— START —
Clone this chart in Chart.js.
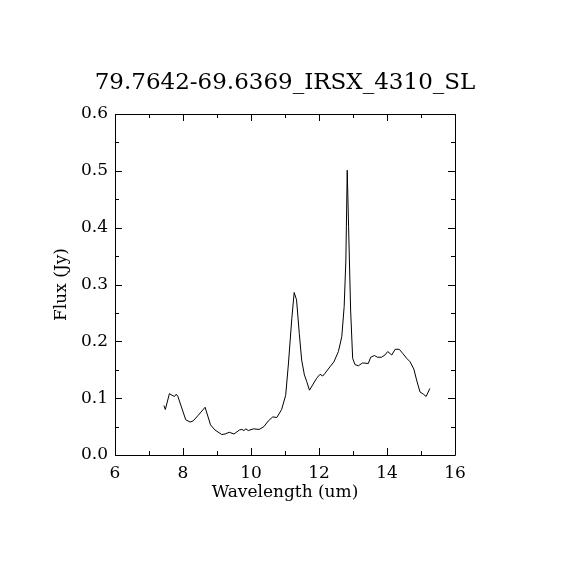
<!DOCTYPE html>
<html>
<head>
<meta charset="utf-8">
<script src="https://cdn.jsdelivr.net/npm/chart.js@4.4.0/dist/chart.umd.min.js"></script>
<style>
html,body{margin:0;padding:0;background:#fff;}
canvas{display:block;}
</style>
</head>
<body>
<canvas id="c" width="570" height="570"></canvas>
<script>
const chartTitle = "79.7642-69.6369_IRSX_4310_SL";
const xLabel = "Wavelength (um)";
const yLabel = "Flux (Jy)";

const wavelength = [7.44,7.48,7.60,7.68,7.75,7.80,7.85,8.08,8.21,8.30,8.45,8.65,8.81,8.94,9.14,9.24,9.36,9.50,9.66,9.73,9.79,9.85,9.92,10.07,10.24,10.38,10.51,10.64,10.76,10.90,11.02,11.10,11.20,11.27,11.34,11.42,11.49,11.57,11.64,11.72,11.81,11.93,12.03,12.11,12.18,12.32,12.44,12.57,12.67,12.74,12.79,12.83,12.87,12.93,12.99,13.06,13.16,13.28,13.45,13.52,13.63,13.72,13.84,13.94,14.02,14.14,14.24,14.36,14.46,14.58,14.68,14.79,14.87,14.97,15.07,15.15,15.26];
const flux = [0.087,0.080,0.108,0.105,0.103,0.107,0.103,0.062,0.058,0.060,0.070,0.084,0.053,0.044,0.036,0.037,0.040,0.037,0.044,0.045,0.043,0.046,0.043,0.046,0.045,0.050,0.060,0.067,0.066,0.080,0.105,0.160,0.240,0.286,0.273,0.214,0.167,0.141,0.129,0.114,0.123,0.135,0.142,0.139,0.144,0.155,0.164,0.182,0.208,0.261,0.343,0.501,0.402,0.255,0.170,0.159,0.157,0.162,0.161,0.172,0.175,0.172,0.172,0.176,0.182,0.176,0.186,0.186,0.179,0.170,0.164,0.151,0.132,0.111,0.107,0.103,0.117];

const xMin = 6, xMax = 16, xMajorStep = 2, xMinorStep = 1;
const yMin = 0, yMax = 0.6, yMajorStep = 0.1, yMinorStep = 0.05;

const FONT = "'DejaVu Serif', 'Liberation Serif', serif";

const boxTicks = {
  id: 'boxTicks',
  afterDatasetsDraw(chart) {
    const {ctx, chartArea: a, scales: {x, y}} = chart;
    ctx.save();
    ctx.strokeStyle = '#000';
    ctx.lineWidth = 1;
    ctx.beginPath();
    ctx.rect(Math.round(a.left)+0.5, Math.round(a.top)+0.5, Math.round(a.right-a.left), Math.round(a.bottom-a.top));
    ctx.stroke();
    const major = 7, minor = 4;
    ctx.beginPath();
    const nx = Math.round((xMax - xMin) / xMinorStep);
    for (let i = 0; i <= nx; i++) {
      const v = xMin + i * xMinorStep;
      const isMajor = i % Math.round(xMajorStep / xMinorStep) === 0;
      const len = isMajor ? major : minor;
      const px = Math.round(x.getPixelForValue(v)) + 0.5;
      ctx.moveTo(px, a.bottom); ctx.lineTo(px, a.bottom - len);
      ctx.moveTo(px, a.top); ctx.lineTo(px, a.top + len);
    }
    const ny = Math.round((yMax - yMin) / yMinorStep);
    for (let i = 0; i <= ny; i++) {
      const v = yMin + i * yMinorStep;
      const isMajor = i % Math.round(yMajorStep / yMinorStep) === 0;
      const len = isMajor ? major : minor;
      const py = Math.round(y.getPixelForValue(v)) + 0.5;
      ctx.moveTo(a.left, py); ctx.lineTo(a.left + len, py);
      ctx.moveTo(a.right, py); ctx.lineTo(a.right - len, py);
    }
    ctx.stroke();
    ctx.restore();
  }
};

new Chart(document.getElementById('c'), {
  type: 'line',
  data: {
    datasets: [{
      data: wavelength.map((w, i) => ({x: w, y: flux[i]})),
      borderColor: '#000',
      borderWidth: 1,
      pointRadius: 0,
      tension: 0,
      fill: false
    }]
  },
  options: {
    responsive: false,
    animation: false,
    devicePixelRatio: 1,
    layout: {padding: 0},
    plugins: {
      legend: {display: false},
      tooltip: {enabled: false},
      title: {
        display: true,
        text: chartTitle,
        color: '#000',
        font: {family: FONT, size: 23, weight: 'normal', lineHeight: 1.2},
        padding: {top: 69.2, bottom: 17.2}
      }
    },
    scales: {
      x: {
        type: 'linear',
        min: xMin, max: xMax,
        afterFit(s) { s.height = 115; },
        grid: {display: false, drawTicks: false},
        border: {display: false},
        ticks: {
          stepSize: xMajorStep,
          autoSkip: false,
          maxRotation: 0,
          padding: 8,
          color: '#000',
          font: {family: FONT, size: 17}
        },
        title: {
          display: true,
          text: xLabel,
          color: '#000',
          font: {family: FONT, size: 17, lineHeight: 1.2},
          padding: {top: 0, bottom: 66.8}
        }
      },
      y: {
        type: 'linear',
        min: yMin, max: yMax,
        afterFit(s) { s.width = 115; },
        grid: {display: false, drawTicks: false},
        border: {display: false},
        ticks: {
          stepSize: yMajorStep,
          autoSkip: false,
          padding: 7,
          color: '#000',
          font: {family: FONT, size: 17},
          callback: v => Number(v).toFixed(1)
        },
        title: {
          display: true,
          text: yLabel,
          color: '#000',
          font: {family: FONT, size: 17, lineHeight: 1.2},
          padding: {top: 51.8, bottom: 0}
        }
      },
      yRight: {
        type: 'linear',
        position: 'right',
        min: yMin, max: yMax,
        afterFit(s) { s.width = 115; },
        grid: {display: false, drawTicks: false},
        border: {display: false},
        ticks: {display: false}
      }
    }
  },
  plugins: [boxTicks]
});
</script>
</body>
</html>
— END —
To do:
Please write out all of the material above without changing a word, and omit any pictures.

Answer for the task:
Clone this chart in Chart.js.
<!DOCTYPE html>
<html>
<head>
<meta charset="utf-8">
<script src="https://cdn.jsdelivr.net/npm/chart.js@4.4.0/dist/chart.umd.min.js"></script>
<style>
html,body{margin:0;padding:0;background:#fff;}
canvas{display:block;}
</style>
</head>
<body>
<canvas id="c" width="570" height="570"></canvas>
<script>
const chartTitle = "79.7642-69.6369_IRSX_4310_SL";
const xLabel = "Wavelength (um)";
const yLabel = "Flux (Jy)";

const wavelength = [7.44,7.48,7.60,7.68,7.75,7.80,7.85,8.08,8.21,8.30,8.45,8.65,8.81,8.94,9.14,9.24,9.36,9.50,9.66,9.73,9.79,9.85,9.92,10.07,10.24,10.38,10.51,10.64,10.76,10.90,11.02,11.10,11.20,11.27,11.34,11.42,11.49,11.57,11.64,11.72,11.81,11.93,12.03,12.11,12.18,12.32,12.44,12.57,12.67,12.74,12.79,12.83,12.87,12.93,12.99,13.06,13.16,13.28,13.45,13.52,13.63,13.72,13.84,13.94,14.02,14.14,14.24,14.36,14.46,14.58,14.68,14.79,14.87,14.97,15.07,15.15,15.26];
const flux = [0.087,0.080,0.108,0.105,0.103,0.107,0.103,0.062,0.058,0.060,0.070,0.084,0.053,0.044,0.036,0.037,0.040,0.037,0.044,0.045,0.043,0.046,0.043,0.046,0.045,0.050,0.060,0.067,0.066,0.080,0.105,0.160,0.240,0.286,0.273,0.214,0.167,0.141,0.129,0.114,0.123,0.135,0.142,0.139,0.144,0.155,0.164,0.182,0.208,0.261,0.343,0.501,0.402,0.255,0.170,0.159,0.157,0.162,0.161,0.172,0.175,0.172,0.172,0.176,0.182,0.176,0.186,0.186,0.179,0.170,0.164,0.151,0.132,0.111,0.107,0.103,0.117];

const xMin = 6, xMax = 16, xMajorStep = 2, xMinorStep = 1;
const yMin = 0, yMax = 0.6, yMajorStep = 0.1, yMinorStep = 0.05;

const FONT = "'DejaVu Serif', 'Liberation Serif', serif";

const boxTicks = {
  id: 'boxTicks',
  afterDatasetsDraw(chart) {
    const {ctx, chartArea: a, scales: {x, y}} = chart;
    ctx.save();
    ctx.strokeStyle = '#000';
    ctx.lineWidth = 1;
    ctx.beginPath();
    ctx.rect(Math.round(a.left)+0.5, Math.round(a.top)+0.5, Math.round(a.right-a.left), Math.round(a.bottom-a.top));
    ctx.stroke();
    const major = 7, minor = 4;
    ctx.beginPath();
    const nx = Math.round((xMax - xMin) / xMinorStep);
    for (let i = 0; i <= nx; i++) {
      const v = xMin + i * xMinorStep;
      const isMajor = i % Math.round(xMajorStep / xMinorStep) === 0;
      const len = isMajor ? major : minor;
      const px = Math.round(x.getPixelForValue(v)) + 0.5;
      ctx.moveTo(px, a.bottom); ctx.lineTo(px, a.bottom - len);
      ctx.moveTo(px, a.top); ctx.lineTo(px, a.top + len);
    }
    const ny = Math.round((yMax - yMin) / yMinorStep);
    for (let i = 0; i <= ny; i++) {
      const v = yMin + i * yMinorStep;
      const isMajor = i % Math.round(yMajorStep / yMinorStep) === 0;
      const len = isMajor ? major : minor;
      const py = Math.round(y.getPixelForValue(v)) + 0.5;
      ctx.moveTo(a.left, py); ctx.lineTo(a.left + len, py);
      ctx.moveTo(a.right, py); ctx.lineTo(a.right - len, py);
    }
    ctx.stroke();
    ctx.restore();
  }
};

new Chart(document.getElementById('c'), {
  type: 'line',
  data: {
    datasets: [{
      data: wavelength.map((w, i) => ({x: w, y: flux[i]})),
      borderColor: '#000',
      borderWidth: 1,
      pointRadius: 0,
      tension: 0,
      fill: false
    }]
  },
  options: {
    responsive: false,
    animation: false,
    devicePixelRatio: 1,
    layout: {padding: 0},
    plugins: {
      legend: {display: false},
      tooltip: {enabled: false},
      title: {
        display: true,
        text: chartTitle,
        color: '#000',
        font: {family: FONT, size: 23, weight: 'normal', lineHeight: 1.2},
        padding: {top: 69.2, bottom: 17.2}
      }
    },
    scales: {
      x: {
        type: 'linear',
        min: xMin, max: xMax,
        afterFit(s) { s.height = 115; },
        grid: {display: false, drawTicks: false},
        border: {display: false},
        ticks: {
          stepSize: xMajorStep,
          autoSkip: false,
          maxRotation: 0,
          padding: 8,
          color: '#000',
          font: {family: FONT, size: 17}
        },
        title: {
          display: true,
          text: xLabel,
          color: '#000',
          font: {family: FONT, size: 17, lineHeight: 1.2},
          padding: {top: 0, bottom: 66.8}
        }
      },
      y: {
        type: 'linear',
        min: yMin, max: yMax,
        afterFit(s) { s.width = 115; },
        grid: {display: false, drawTicks: false},
        border: {display: false},
        ticks: {
          stepSize: yMajorStep,
          autoSkip: false,
          padding: 7,
          color: '#000',
          font: {family: FONT, size: 17},
          callback: v => Number(v).toFixed(1)
        },
        title: {
          display: true,
          text: yLabel,
          color: '#000',
          font: {family: FONT, size: 17, lineHeight: 1.2},
          padding: {top: 51.8, bottom: 0}
        }
      },
      yRight: {
        type: 'linear',
        position: 'right',
        min: yMin, max: yMax,
        afterFit(s) { s.width = 115; },
        grid: {display: false, drawTicks: false},
        border: {display: false},
        ticks: {display: false}
      }
    }
  },
  plugins: [boxTicks]
});
</script>
</body>
</html>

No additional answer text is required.